Some airlines are offering pregnant passengers ticket refunds.

If you need to cancel plans, plenty of airlines and hotel chains are working to help. The following airlines are offering refunds:

  • American Airlines is offering refunds to pregnant women with doctor’s notes who have tickets to the following airports: San Salvador, San Pedro Sula, Tegucigalpa, Panama City, and Guatemala City.
  • United Airlines is allowing customers flying to affected regions to rebook for a later date.
  • LAN Airlines and TAM Airlines are offering ticket changes to pregnant passengers.
  • JetBlue is allowing passengers to refund or rebook their tickets to affected areas.
  • Hilton Hotels in affected countries are considering waivers and cancellations on a case-by-case basis.
  • Ritz-Carlton Resorts are training employees in mosquito-prevention.
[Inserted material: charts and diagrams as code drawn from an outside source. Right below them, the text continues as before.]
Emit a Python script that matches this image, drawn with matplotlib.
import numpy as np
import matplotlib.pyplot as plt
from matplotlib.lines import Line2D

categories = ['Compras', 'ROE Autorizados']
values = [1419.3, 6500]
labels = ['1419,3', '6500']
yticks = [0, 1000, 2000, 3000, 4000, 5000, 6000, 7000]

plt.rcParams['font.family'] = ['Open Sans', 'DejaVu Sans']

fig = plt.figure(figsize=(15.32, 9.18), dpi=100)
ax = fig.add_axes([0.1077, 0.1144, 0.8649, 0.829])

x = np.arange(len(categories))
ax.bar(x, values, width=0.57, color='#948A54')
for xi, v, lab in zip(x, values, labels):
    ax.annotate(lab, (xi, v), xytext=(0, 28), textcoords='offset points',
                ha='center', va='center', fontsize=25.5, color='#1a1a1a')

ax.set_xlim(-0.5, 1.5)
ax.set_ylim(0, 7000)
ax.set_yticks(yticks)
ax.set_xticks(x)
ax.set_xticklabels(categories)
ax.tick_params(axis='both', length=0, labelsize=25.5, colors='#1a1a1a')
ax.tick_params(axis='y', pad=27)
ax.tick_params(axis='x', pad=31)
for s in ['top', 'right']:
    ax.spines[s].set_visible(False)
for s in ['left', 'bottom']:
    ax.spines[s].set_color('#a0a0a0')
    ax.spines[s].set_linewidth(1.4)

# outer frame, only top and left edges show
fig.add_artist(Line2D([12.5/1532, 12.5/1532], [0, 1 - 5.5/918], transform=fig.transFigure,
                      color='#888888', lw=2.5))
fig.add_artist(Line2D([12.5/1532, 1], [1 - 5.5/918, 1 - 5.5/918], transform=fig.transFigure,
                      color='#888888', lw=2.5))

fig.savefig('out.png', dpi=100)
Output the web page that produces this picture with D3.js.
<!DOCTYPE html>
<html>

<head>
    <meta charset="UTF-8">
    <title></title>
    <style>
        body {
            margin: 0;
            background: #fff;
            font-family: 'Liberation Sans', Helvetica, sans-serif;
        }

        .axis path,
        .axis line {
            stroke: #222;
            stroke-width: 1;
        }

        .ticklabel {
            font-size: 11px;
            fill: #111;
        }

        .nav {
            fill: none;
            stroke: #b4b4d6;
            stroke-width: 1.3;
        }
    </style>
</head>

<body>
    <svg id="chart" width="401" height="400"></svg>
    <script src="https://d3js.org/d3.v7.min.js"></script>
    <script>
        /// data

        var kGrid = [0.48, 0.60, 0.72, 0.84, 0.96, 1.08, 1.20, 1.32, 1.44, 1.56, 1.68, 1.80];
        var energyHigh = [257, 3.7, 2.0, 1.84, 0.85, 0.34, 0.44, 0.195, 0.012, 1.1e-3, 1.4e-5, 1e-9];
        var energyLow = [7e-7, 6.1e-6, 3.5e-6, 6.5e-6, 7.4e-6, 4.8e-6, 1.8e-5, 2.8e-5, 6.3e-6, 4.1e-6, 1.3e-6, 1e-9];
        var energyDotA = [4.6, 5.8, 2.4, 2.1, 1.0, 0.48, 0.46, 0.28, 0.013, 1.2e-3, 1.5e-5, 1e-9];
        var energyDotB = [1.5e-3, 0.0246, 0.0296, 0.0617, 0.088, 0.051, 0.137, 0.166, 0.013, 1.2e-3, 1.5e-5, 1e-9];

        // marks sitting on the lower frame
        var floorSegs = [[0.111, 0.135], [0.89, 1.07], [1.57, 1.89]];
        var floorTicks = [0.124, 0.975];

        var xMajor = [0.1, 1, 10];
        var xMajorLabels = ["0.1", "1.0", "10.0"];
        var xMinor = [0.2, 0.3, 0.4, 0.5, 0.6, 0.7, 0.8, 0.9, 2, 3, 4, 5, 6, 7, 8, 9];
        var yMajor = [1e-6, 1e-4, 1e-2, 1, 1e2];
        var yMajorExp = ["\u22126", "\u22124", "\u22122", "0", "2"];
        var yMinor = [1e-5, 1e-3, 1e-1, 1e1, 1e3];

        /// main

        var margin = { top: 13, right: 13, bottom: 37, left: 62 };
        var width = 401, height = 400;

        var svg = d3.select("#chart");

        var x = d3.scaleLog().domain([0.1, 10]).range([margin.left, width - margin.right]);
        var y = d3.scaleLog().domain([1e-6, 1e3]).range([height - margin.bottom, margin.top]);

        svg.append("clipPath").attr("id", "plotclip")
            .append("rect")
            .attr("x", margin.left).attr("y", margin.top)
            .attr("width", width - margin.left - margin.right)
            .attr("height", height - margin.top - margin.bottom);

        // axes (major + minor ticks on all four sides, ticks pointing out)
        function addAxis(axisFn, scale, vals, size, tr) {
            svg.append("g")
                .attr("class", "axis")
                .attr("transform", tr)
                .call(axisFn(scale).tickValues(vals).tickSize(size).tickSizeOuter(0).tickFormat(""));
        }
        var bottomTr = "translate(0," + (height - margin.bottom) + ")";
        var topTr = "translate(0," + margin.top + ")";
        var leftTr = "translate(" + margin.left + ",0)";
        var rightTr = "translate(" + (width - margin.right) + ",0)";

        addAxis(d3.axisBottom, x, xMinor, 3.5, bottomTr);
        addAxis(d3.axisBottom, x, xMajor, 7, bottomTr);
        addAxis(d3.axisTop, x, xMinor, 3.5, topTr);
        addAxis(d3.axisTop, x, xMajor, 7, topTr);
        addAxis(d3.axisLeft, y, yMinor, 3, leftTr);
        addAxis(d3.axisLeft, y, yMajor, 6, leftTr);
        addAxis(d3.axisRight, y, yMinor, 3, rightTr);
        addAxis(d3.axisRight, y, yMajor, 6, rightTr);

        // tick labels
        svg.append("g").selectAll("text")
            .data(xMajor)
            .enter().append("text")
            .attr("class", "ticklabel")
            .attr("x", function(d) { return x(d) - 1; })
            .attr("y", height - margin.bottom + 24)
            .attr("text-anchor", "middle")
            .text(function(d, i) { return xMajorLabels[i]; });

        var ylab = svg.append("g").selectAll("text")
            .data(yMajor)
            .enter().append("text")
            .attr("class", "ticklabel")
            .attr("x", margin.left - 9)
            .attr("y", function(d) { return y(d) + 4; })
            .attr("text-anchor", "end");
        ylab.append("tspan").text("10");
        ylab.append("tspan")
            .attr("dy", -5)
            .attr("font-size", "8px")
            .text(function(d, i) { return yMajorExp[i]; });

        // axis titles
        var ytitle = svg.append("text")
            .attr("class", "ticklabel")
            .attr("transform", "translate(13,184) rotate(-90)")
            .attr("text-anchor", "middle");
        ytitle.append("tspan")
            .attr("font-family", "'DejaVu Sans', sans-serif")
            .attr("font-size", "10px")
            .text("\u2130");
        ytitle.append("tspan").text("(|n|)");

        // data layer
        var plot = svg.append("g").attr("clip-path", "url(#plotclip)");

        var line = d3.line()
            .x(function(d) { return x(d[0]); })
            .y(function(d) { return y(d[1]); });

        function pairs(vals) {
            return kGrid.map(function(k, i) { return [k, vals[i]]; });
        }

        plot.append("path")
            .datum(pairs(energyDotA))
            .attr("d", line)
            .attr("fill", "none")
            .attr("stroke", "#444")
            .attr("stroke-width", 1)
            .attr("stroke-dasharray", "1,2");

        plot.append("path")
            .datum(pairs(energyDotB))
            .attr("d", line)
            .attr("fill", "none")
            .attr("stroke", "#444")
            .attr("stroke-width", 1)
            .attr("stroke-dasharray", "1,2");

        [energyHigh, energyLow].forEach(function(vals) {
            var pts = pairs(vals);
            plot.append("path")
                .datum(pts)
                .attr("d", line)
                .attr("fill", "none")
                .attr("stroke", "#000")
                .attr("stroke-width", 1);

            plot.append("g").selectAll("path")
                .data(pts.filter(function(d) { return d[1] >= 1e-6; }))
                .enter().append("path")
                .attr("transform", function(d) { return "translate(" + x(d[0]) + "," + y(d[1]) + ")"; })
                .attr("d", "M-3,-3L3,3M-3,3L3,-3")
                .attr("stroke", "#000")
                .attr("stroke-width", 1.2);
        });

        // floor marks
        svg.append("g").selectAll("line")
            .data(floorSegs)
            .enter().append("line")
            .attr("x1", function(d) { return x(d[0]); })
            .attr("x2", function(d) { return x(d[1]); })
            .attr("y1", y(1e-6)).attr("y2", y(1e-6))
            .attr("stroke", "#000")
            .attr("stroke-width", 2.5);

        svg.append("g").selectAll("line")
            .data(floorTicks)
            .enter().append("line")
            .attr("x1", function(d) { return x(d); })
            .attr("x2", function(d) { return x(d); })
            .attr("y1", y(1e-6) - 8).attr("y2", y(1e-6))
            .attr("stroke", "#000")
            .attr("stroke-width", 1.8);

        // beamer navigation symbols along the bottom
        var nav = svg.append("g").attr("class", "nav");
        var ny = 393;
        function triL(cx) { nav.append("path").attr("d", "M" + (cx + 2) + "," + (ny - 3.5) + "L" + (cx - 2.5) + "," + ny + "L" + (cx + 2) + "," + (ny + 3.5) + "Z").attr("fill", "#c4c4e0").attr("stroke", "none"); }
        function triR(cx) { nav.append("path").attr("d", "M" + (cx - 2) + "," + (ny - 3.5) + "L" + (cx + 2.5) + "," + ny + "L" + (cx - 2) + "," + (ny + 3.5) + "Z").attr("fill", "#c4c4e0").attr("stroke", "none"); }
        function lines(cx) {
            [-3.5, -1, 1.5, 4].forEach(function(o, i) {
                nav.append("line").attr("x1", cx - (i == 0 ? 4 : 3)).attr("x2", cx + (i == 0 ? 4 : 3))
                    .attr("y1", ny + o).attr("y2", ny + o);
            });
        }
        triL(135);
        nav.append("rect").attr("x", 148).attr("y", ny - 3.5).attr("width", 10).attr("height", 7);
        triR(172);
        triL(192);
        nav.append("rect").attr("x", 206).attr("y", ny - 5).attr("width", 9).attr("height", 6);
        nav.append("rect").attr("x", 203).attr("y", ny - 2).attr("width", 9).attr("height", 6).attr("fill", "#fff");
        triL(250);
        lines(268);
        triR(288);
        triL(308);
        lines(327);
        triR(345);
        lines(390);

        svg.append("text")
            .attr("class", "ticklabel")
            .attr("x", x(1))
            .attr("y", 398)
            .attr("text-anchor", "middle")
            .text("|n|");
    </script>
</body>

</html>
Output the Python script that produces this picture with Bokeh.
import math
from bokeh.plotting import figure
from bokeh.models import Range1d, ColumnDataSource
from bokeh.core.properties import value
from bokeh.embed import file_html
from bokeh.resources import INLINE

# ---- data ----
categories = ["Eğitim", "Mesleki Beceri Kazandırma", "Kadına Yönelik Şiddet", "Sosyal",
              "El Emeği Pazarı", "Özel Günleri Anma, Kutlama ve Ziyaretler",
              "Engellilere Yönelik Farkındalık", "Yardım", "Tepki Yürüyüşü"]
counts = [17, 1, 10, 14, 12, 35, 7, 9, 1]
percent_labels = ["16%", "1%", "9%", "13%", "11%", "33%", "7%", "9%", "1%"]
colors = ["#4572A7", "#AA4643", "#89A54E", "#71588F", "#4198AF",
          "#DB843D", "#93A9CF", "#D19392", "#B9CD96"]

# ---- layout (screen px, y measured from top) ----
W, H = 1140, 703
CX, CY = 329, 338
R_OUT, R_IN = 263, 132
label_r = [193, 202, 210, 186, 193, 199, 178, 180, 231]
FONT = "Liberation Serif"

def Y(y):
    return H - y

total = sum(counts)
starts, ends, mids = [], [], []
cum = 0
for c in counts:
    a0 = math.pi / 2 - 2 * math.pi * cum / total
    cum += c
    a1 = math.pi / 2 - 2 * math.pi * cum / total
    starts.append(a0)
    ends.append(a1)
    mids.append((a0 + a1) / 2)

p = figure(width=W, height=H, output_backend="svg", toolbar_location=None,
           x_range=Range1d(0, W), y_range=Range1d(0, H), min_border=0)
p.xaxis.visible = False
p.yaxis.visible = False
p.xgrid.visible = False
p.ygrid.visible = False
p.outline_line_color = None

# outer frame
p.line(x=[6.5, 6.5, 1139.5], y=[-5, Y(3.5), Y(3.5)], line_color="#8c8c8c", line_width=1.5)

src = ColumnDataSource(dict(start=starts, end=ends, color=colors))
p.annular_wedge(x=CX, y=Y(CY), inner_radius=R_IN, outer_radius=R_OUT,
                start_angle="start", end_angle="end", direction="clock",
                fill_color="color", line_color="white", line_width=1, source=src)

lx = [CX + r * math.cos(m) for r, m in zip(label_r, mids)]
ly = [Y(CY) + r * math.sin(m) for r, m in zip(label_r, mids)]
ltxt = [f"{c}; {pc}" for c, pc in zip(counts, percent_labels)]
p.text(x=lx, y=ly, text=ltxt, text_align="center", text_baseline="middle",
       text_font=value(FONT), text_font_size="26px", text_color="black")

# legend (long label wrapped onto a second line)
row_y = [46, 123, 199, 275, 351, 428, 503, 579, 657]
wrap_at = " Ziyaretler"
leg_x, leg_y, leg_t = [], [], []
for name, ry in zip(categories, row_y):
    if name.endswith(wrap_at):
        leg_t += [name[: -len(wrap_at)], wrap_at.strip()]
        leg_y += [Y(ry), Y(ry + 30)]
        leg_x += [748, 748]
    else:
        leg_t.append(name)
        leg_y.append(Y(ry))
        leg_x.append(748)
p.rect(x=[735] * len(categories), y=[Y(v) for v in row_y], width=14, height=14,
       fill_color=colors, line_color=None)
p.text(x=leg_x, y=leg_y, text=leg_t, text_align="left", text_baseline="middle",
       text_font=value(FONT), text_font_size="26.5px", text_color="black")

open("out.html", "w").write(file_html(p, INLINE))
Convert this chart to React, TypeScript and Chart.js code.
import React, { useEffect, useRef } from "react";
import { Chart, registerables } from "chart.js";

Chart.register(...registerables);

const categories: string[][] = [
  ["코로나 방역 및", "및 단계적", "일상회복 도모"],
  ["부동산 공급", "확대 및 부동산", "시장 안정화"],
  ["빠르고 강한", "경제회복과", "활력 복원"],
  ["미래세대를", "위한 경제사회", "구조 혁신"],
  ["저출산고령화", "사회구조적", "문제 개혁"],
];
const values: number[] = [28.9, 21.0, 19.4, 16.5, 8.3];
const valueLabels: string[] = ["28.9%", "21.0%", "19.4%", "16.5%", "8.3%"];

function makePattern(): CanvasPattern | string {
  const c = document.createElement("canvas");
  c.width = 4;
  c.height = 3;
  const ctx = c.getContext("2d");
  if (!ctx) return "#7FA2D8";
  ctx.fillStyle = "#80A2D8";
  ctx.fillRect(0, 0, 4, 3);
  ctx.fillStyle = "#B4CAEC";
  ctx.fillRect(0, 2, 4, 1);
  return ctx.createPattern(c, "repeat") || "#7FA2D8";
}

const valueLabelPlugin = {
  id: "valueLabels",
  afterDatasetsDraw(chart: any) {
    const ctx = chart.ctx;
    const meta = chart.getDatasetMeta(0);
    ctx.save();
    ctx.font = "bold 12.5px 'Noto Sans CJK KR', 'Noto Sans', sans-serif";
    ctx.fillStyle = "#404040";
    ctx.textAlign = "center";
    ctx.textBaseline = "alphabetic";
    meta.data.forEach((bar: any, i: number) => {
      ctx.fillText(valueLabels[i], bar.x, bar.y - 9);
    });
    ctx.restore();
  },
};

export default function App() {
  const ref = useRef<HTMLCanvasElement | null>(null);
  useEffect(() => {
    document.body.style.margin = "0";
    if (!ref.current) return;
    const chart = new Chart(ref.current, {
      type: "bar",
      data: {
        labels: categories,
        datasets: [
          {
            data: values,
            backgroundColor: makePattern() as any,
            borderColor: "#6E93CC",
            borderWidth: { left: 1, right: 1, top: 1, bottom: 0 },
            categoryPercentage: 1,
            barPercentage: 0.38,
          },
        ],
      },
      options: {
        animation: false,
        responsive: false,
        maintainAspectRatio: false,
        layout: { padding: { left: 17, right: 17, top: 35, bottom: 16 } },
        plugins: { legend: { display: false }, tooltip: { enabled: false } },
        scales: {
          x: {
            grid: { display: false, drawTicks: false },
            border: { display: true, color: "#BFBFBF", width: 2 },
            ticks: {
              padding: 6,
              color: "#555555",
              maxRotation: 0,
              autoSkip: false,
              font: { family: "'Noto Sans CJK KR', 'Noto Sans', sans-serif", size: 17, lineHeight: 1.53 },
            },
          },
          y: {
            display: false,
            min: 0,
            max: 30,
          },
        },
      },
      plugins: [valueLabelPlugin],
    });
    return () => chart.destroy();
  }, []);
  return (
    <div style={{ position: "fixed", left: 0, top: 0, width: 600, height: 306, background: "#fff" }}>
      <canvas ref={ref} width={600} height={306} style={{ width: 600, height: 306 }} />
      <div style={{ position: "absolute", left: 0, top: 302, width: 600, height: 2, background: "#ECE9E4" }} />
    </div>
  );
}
Finally, if you’re traveling to those areas, it’s never a terrible idea to get travel insurance. Not because it will cover you if you want to get a refund — the New York Times is reporting that most travel insurance companies do not think that a CDC warning like the one out for Zika is a sufficient reason for canceling a trip — but because if you were to come down the virus, it would cover your medical expenses. If you do want to be covered in case of cancellation, consider getting a “Cancel for Any Reason” clause in your travel insurance.